The IRS tends to use the terms “exam,” “examination,” and “audit” interchangeably. These are all terms used for the process of examining, clarifying, and correcting errors on one or more tax returns. Some people believe that the bean counters at the IRS actually review each tax return received, line-by-line. The IRS does not have the resources to carefully pick through each line of a tax return. Instead, the IRS uses computers to identify certain tax returns with a high probability of containing errors or omissions, and these are some of the selection methods:

  • Computer Scoring: The IRS’ Discriminant Function System is a computer program that flags tax returns based on a numeric score.
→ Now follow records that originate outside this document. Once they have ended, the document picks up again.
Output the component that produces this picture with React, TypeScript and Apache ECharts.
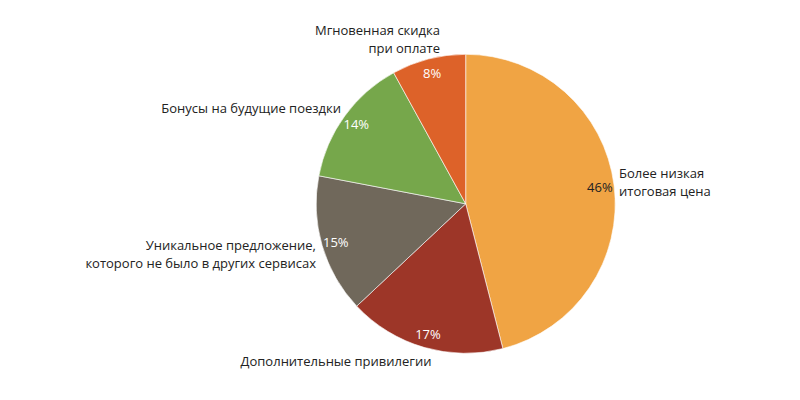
import React, { useRef, useEffect } from 'react';
import * as echarts from 'echarts';

// Slices, clockwise from 12 o'clock
const categories = [
    'Более низкая\nитоговая цена',
    'Дополнительные привилегии',
    'Уникальное предложение,\nкоторого не было в других сервисах',
    'Бонусы на будущие поездки',
    'Мгновенная скидка\nпри оплате',
];
const shares = [46, 17, 15, 14, 8];

const sliceColors = ['#F0A444', '#9D3628', '#70685B', '#76A74B', '#DD6229'];
const pctColors = ['#222222', '#ffffff', '#ffffff', '#ffffff', '#ffffff'];

// where Excel put the name labels: [x, y, align]
const namePos: [number, number, string][] = [
    [619, 182, 'left'],
    [336, 361, 'center'],
    [316, 254, 'right'],
    [341, 108, 'right'],
    [440, 39, 'right'],
];

const FONT = '"Open Sans", "Noto Sans", sans-serif';

const App: React.FC = () => {
    const chartRef = useRef<HTMLDivElement>(null);

    useEffect(() => {
        if (!chartRef.current) return;
        const chart = echarts.init(chartRef.current, null, { renderer: 'svg' });

        const option: echarts.EChartsOption = {
            animation: false,
            backgroundColor: '#ffffff',
            series: [
                {
                    type: 'pie',
                    center: [465.7, 203.8],
                    radius: [0, 149.5],
                    startAngle: 90,
                    clockwise: true,
                    silent: true,
                    data: categories.map((name, i) => ({
                        name,
                        value: shares[i],
                        itemStyle: { color: sliceColors[i] },
                    })),
                    itemStyle: { borderColor: '#ffffff', borderWidth: 0.6 },
                    label: {
                        show: true,
                        position: 'outside',
                        formatter: '{b}',
                        color: '#222222',
                        fontFamily: FONT,
                        fontSize: 13,
                        lineHeight: 18,
                    },
                    labelLine: { show: false },
                    labelLayout: (params: any) => {
                        const p = namePos[params.dataIndex];
                        return { x: p[0], y: p[1], align: p[2], verticalAlign: 'middle' } as any;
                    },
                },
                {
                    type: 'pie',
                    center: [465.7, 203.8],
                    radius: [115, 149.5],
                    startAngle: 90,
                    clockwise: true,
                    silent: true,
                    z: 3,
                    data: categories.map((name, i) => ({
                        name,
                        value: shares[i],
                        itemStyle: { color: 'transparent' },
                        label: { color: pctColors[i] },
                    })),
                    label: {
                        show: true,
                        position: 'inside',
                        formatter: '{c}%',
                        fontFamily: FONT,
                        fontSize: 13,
                    },
                    labelLine: { show: false },
                },
            ],
        };
        chart.setOption(option);

        return () => {
            chart.dispose();
        };
    }, []);

    return (
        <div
            ref={chartRef}
            style={{ position: 'absolute', left: 0, top: 0, width: 800, height: 400 }}
        />
    );
};

export default App;
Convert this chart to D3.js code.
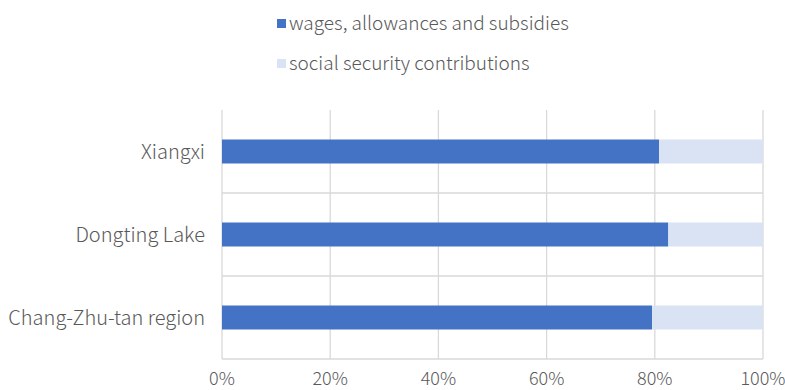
<!DOCTYPE html>
<html lang="en">
<head>
	<meta charset="utf-8">
	<script src="https://d3js.org/d3.v7.min.js"></script>
	<style>
		body { margin: 0; background: #fff; }
		text { font-family: "Noto Sans CJK SC", "Noto Sans", sans-serif; font-weight: 300; fill: #595959; }
	</style>
</head>
<body>
	<div id="Chart1"></div>
<script>

// data (shares, %)
var regions = ["Xiangxi", "Dongting Lake", "Chang-Zhu-tan region"];
var wages = [80.8, 82.5, 79.5];
var social = [19.2, 17.5, 20.5];
var seriesNames = ["wages, allowances and subsidies", "social security contributions"];
var seriesColors = ["#4472C4", "#DAE3F3"];
var xTicks = [0, 20, 40, 60, 80, 100];

var margin = {top: 110, right: 22, bottom: 31, left: 222},
  width = 785 - margin.left - margin.right,
  height = 390 - margin.top - margin.bottom;

var svgRoot = d3.select("#Chart1")
.append("svg")
  .attr("width", 785)
  .attr("height", 390);

var svg = svgRoot.append("g")
  .attr("transform", "translate(" + margin.left + "," + margin.top + ")");

var x = d3.scaleLinear()
  .domain([0, 100])
  .range([0, width]);

var y = d3.scaleBand()
  .domain(regions)
  .range([0, height]);

// gridlines
svg.append("g")
  .selectAll("line")
  .data(xTicks)
  .enter()
  .append("line")
    .attr("x1", function(d) { return x(d) })
    .attr("x2", function(d) { return x(d) })
    .attr("y1", 0)
    .attr("y2", height)
    .style("stroke", "#D9D9D9")
    .style("stroke-width", 1.3);

svg.append("g")
  .selectAll("line")
  .data(regions)
  .enter()
  .append("line")
    .attr("x1", 0)
    .attr("x2", width)
    .attr("y1", function(d) { return y(d) + y.bandwidth() })
    .attr("y2", function(d) { return y(d) + y.bandwidth() })
    .style("stroke", "#D9D9D9")
    .style("stroke-width", 1.3);

// stacked bars
var barH = 24;
var stacked = regions.map(function(r, i) { return {region: r, parts: [wages[i], social[i]]}; });

stacked.forEach(function(row) {
  var start = 0;
  row.parts.forEach(function(v, j) {
    svg.append("rect")
      .attr("x", x(start))
      .attr("y", y(row.region) + y.bandwidth() / 2 - barH / 2)
      .attr("width", x(start + v) - x(start))
      .attr("height", barH)
      .style("fill", seriesColors[j]);
    start += v;
  });
});

// category labels
svg.append("g")
  .selectAll("text")
  .data(regions)
  .enter()
  .append("text")
    .attr("x", -17)
    .attr("y", function(d) { return y(d) + y.bandwidth() / 2 })
    .attr("dy", "0.35em")
    .attr("text-anchor", "end")
    .style("font-size", "20px")
    .text(function(d) { return d });

// x tick labels
svg.append("g")
  .selectAll("text")
  .data(xTicks)
  .enter()
  .append("text")
    .attr("x", function(d) { return x(d) })
    .attr("y", height + 26)
    .attr("text-anchor", "middle")
    .style("font-size", "18px")
    .text(function(d) { return d + "%" });

// legend
var legend = svgRoot.append("g")
  .selectAll("g")
  .data(seriesNames)
  .enter()
  .append("g")
    .attr("transform", function(d, i) { return "translate(277," + (19 + i * 40) + ")" });

legend.append("rect")
  .attr("width", 9)
  .attr("height", 9)
  .style("fill", function(d, i) { return seriesColors[i] });

legend.append("text")
  .attr("x", 12)
  .attr("y", 4.5)
  .attr("dy", "0.35em")
  .style("font-size", "19px")
  .text(function(d) { return d });

</script>
</body>
</html>
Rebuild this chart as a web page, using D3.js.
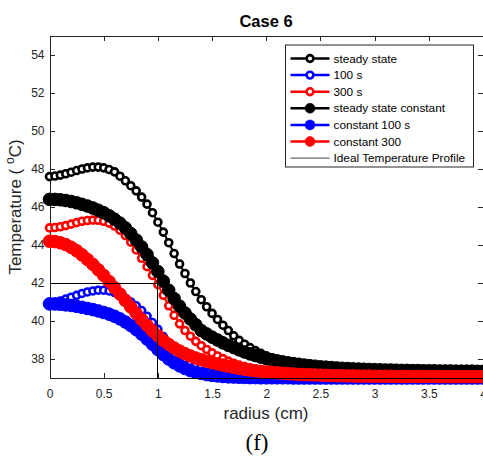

A tax return that has a higher likelihood of problems, such as unreported income, gets a higher score. Then the high-scoring tax returns are then reviewed by the human bean counters, and then selected for audit when warranted.
  • Information Matching: IRS computers compare the information on your tax return with the income reports received from third parties, Forms W2 and 1099 for example, and public records on file to quickly identify errors and omissions. If there are discrepancies on your return compared to the reported data, an examination may be the tool used to clear the discrepancy.
  • Related Examinations: If you are affiliated with or have done business with people or entities that have been selected for an audit, your chances of also being audited may be higher. This is because when the IRS finds problems with one tax return or transaction, related tax returns or transactions may have similar tax and reporting issues.
  • Informants: Some tax returns are selected for an audit based on anonymous tips or are the result of extensive investigation into tax evasion schemes.
  • Large Corporations: And finally, some large corporations must submit to routine examinations (often yearly) simply because they generate huge profits and the stakes are too high for the IRS to miss anything.

If your tax return does get selected for a closer look, you should know that the vast majority of audits are completed without ever meeting face-to-face with the IRS. Depending on the issues presented, an examination issue may be resolved with a phone call or a letter of explanation containing the substantiation supporting the position taken on your tax return.

On the other hand of the audit spectrum, however, are the tax audits that cause people to be scared of the IRS. This can mean days, months, or years, of the IRS looking at you and your tax return very closely.

If you are lucky enough to be selected for an audit, whatever the type, the most important advice to follow is that you must respond. Do not ignore the notice, thinking that the government will eventually go away, they will not. For audits, and all tax issues, it is easier to directly address and resolve a tax matter, than it is to repair the damage done by ignoring it.

This article is not intended as legal advice, and cannot be relied upon for any purpose without the services of a qualified professional.